Gradient-Like Diffeomorphisms and Periodic Vector Fields
A class of gradient-like nonautonomous vector fields (NVFs) on a smooth
closed manifold $M$ is studied and the following problems are solved: 1) can
a gradient-like NVF be constructed by means of the nonautonomous suspension over
a diffeomorphism of this manifold, and if so, under what conditions on
the diffeomorphism? 2) let a diffeomorphism $f$ be gradient-like (see the definition in
the text) and diffeotopic to the identity map $\mathrm{id}_M$, when the NVF obtained by means of
the nonautonomous suspension over $f$ be gradient-like?
Necessary and sufficient conditions to this have been found in the paper.

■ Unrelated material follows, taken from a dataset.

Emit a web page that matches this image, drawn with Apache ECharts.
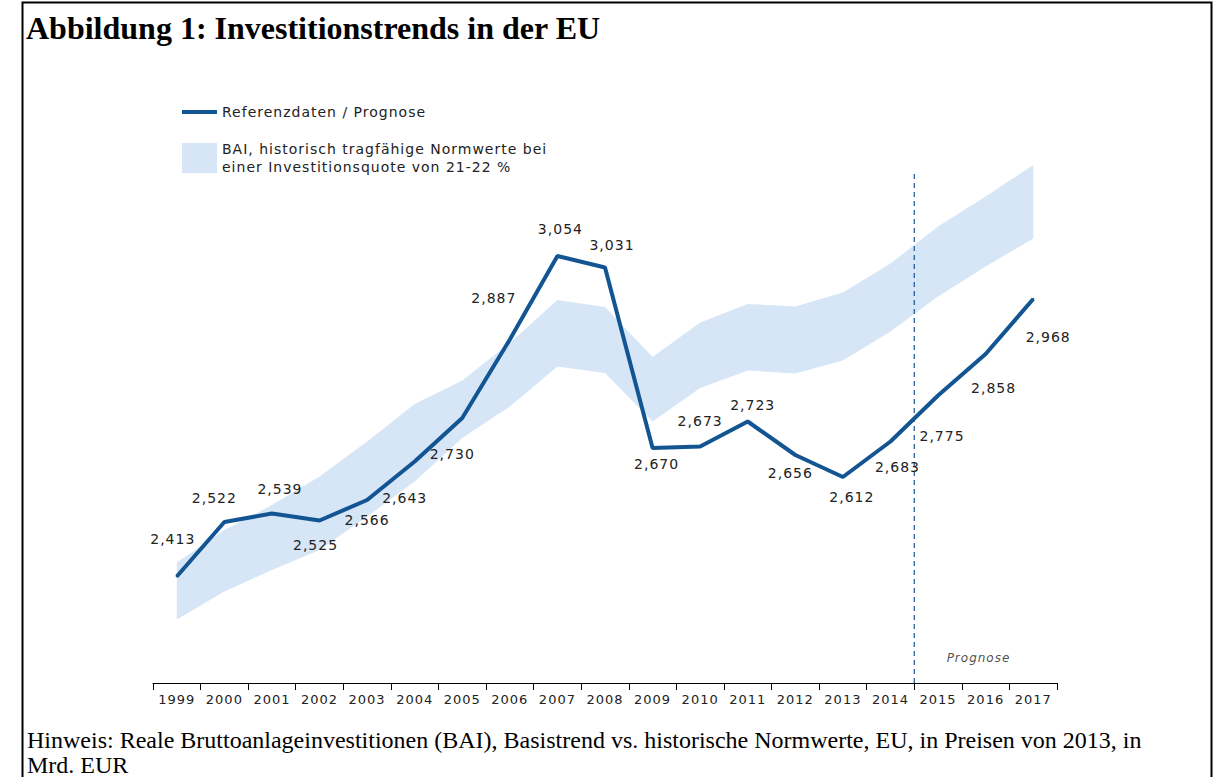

All these
questions arise, when studying NVFs on $M$ admitting the uniform classification and
a description via combinatorial type invariants. 2020 Math. Subj. Class. 34C40, 37B35, 37C60
Authors:
V.Z. Grines (1) and L.M. Lerman (2)
Author institution:(1) National Research University, “Higher School of Economics” (Nizhny Novgorod branch)
(2) National Research University, “Higher School of Economics” (Nizhny Novgorod branch)
Summary:
Keywords: Nonautonomous vector field, uniform equivalence, exponential dichotomy, gradient-like, nonautonomous suspension.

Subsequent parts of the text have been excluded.